Егор Безрылов (koznodej) wrote,
Егор Безрылов
koznodej

Category:

ШКУРКОГНИТО

Смотрели когда-нибудь «Как вас теперь называть?» Был такой фильм. И кличка «Азизян», точнее сказать – была. Нет ее. Погасла вместе со старыми вывесками магазинов. По документам существует Москаленко Александр Георгиевич – малоросс, кондитер. А прежнего Азизяна помнят только покойники. Но  нам, пожалуй, рановато проверять, насколько крепка их память. Так как же тебя теперь называть, если даже органы, куда так рвался твой брат Коршун, давно уже называются по-другому? Пора выдумывать новое, улучшенное прозвище. Кто он, Азизян, для большинства? – Инкогнито. Чем занимается? – Шкурку гоняет. Стало быть:

ШКУРКОГНИТО

Звучит диковато, но и это не самая гривуазная из азизяновых кличек. Одно время, в районе начала 80-х (азизян тогда зажал у меня «звезду шерифа», проданную мне к джинсам в нагрузку) мы стали называть его «Дондра» (сокращенно от «Дона Дрочилы»), слегка на чешский манер.

Звезду он потом возвратил, правда, не мне, а Сермяге. Сделал что-то еще, дабы показать, что исправляется, и с паном Дондрой было покончено. Азизян снова стал Азизяном. Украшение было так себе, неказистое – латунная звезда, при этом даже не шестиугольная. Мне думалось, что она выросла в большую звездищу из крохотной военторговской звездочки. Если ее погрузить в специальный раствор, у звезды отрастают щупальца. Возможно Азизян собирался откормить ее до размеров медузы. В те времена многие семьи держали на кухне бутыль, где жил у них водяной гриб. Сам он мне об этом никогда не рассказывал, это мои догадки. Но звезду все-таки пару раз вешал на пиджак…рядом со значочком Дзержинского. Неужели он уже тогда был в курсе, что при Феликсе, несмотря на красный террор, не преследовали ни питуриков, ни порнографов.

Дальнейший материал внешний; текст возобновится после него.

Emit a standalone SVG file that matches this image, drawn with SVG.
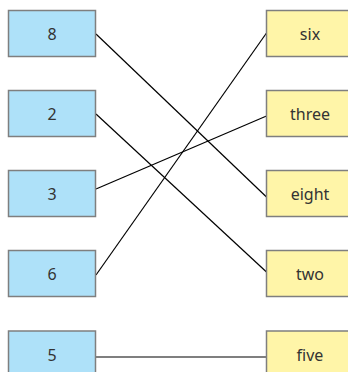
<svg xmlns="http://www.w3.org/2000/svg" width="348" height="372" viewBox="0 0 348 372">
<style>
.l rect{fill:#aee1f9;stroke:#7f7f7f;stroke-width:1.5}
.r rect{fill:#fff5a8;stroke:#7f7f7f;stroke-width:1.5}
text{font-family:"Noto Sans","Open Sans",sans-serif;font-size:16px;fill:#333;text-anchor:middle;dominant-baseline:central}
#edges line{stroke:#000;stroke-width:1.2}
</style>
<rect width="348" height="372" fill="#fff"/>
<g id="edges">
<line x1="96" y1="34" x2="266.5" y2="197"/>
<line x1="96" y1="114" x2="266.5" y2="272"/>
<line x1="96" y1="189" x2="266.5" y2="116"/>
<line x1="96" y1="275" x2="266.5" y2="33"/>
<line x1="96" y1="357" x2="266.5" y2="357"/>
</g>
<g id="n8" class="l"><rect x="8.5" y="10.5" width="87" height="46"/><text x="52" y="34">8</text></g>
<g id="n2" class="l"><rect x="8.5" y="90.5" width="87" height="46"/><text x="52" y="114">2</text></g>
<g id="n3" class="l"><rect x="8.5" y="170.5" width="87" height="46"/><text x="52" y="194">3</text></g>
<g id="n6" class="l"><rect x="8.5" y="250.5" width="87" height="46"/><text x="52" y="274">6</text></g>
<g id="n5" class="l"><rect x="8.5" y="331" width="87" height="46"/><text x="52" y="355">5</text></g>
<g id="six" class="r"><rect x="266.5" y="10.5" width="87" height="46"/><text x="310" y="34">six</text></g>
<g id="three" class="r"><rect x="266.5" y="90.5" width="87" height="46"/><text x="310" y="114">three</text></g>
<g id="eight" class="r"><rect x="266.5" y="170.5" width="87" height="46"/><text x="310" y="194">eight</text></g>
<g id="two" class="r"><rect x="266.5" y="250.5" width="87" height="46"/><text x="310" y="274">two</text></g>
<g id="five" class="r"><rect x="266.5" y="331" width="87" height="46"/><text x="310" y="355">five</text></g>
</svg>
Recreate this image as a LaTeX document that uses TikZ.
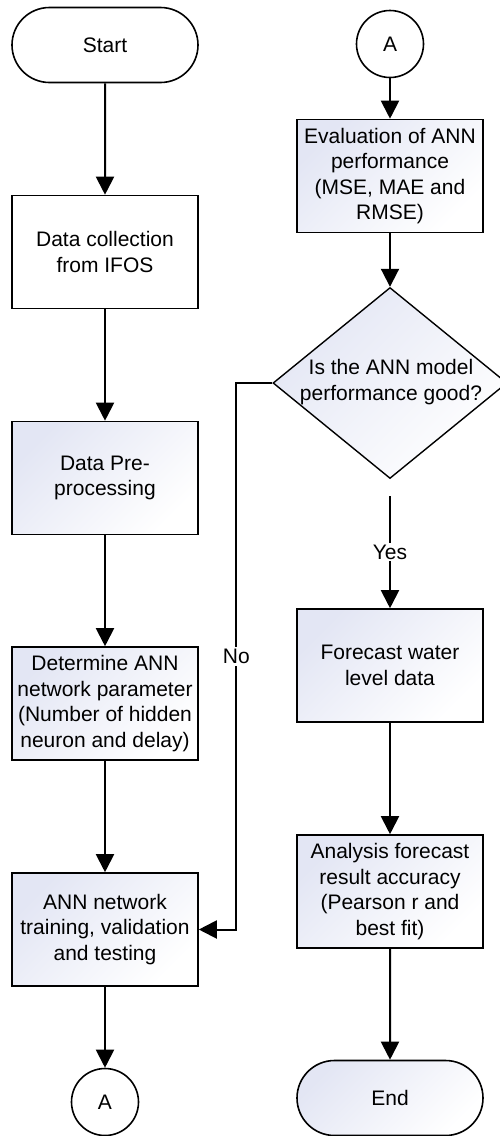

А между прочим, он сильно похудел, видимо, совсем плохо кушает, но работать не хочет. Кем он там трудился, последний раз, грузчиком в гастрономе? Однако, и там начудил, поссорился с начальством, не то грохнул, не то украл коробку с водкой «Распутин», и – вылетел.

Какой-то патологически бесстрашный самодур, этот Сашко Азизян. Одно умение с такой-то рожей внушать доверие даже бывалым людям, уже равняется магическим способностям. Не говоря о «шкурке», сколько можно ее гонять? А голосок какой, впрочем, голос действительно уникальный. А зубы – ледышки с говнецом… Сто лет не слышал его голоса. Изображение есть, а звук – пропал. Приходится разговаривать за двоих.

Вот и Стоунз уже не позвонит, Сермяга не позвонит… Я конечно, помню их интонации, но какой из меня чревовещатель? Разве что пьяница, ползущий по полу к фотографиям на комоде… Доживаю свой век среди чужих, невесть откуда притекших людей, в неподвижности знакомых с детства кварталах, под гнетущими пустотами от вырубленных деревьев хожу, и мои прогулки все сильнее мне напоминают лабиринт со все более примитивным маршрутом и безрадостным финишем.

Что может означать июльское появление Азизяна на остановке? В чем символизм этого малоинтересного феномена? Может быть, он изображает Новый Год, сдвинутый капризами климата в летнее пекло? (зимы здесь все равно нормальной не бывает). Может быть, со временем фигуру привычного Деда Мороза вытеснит в зеленой кепке Азизян.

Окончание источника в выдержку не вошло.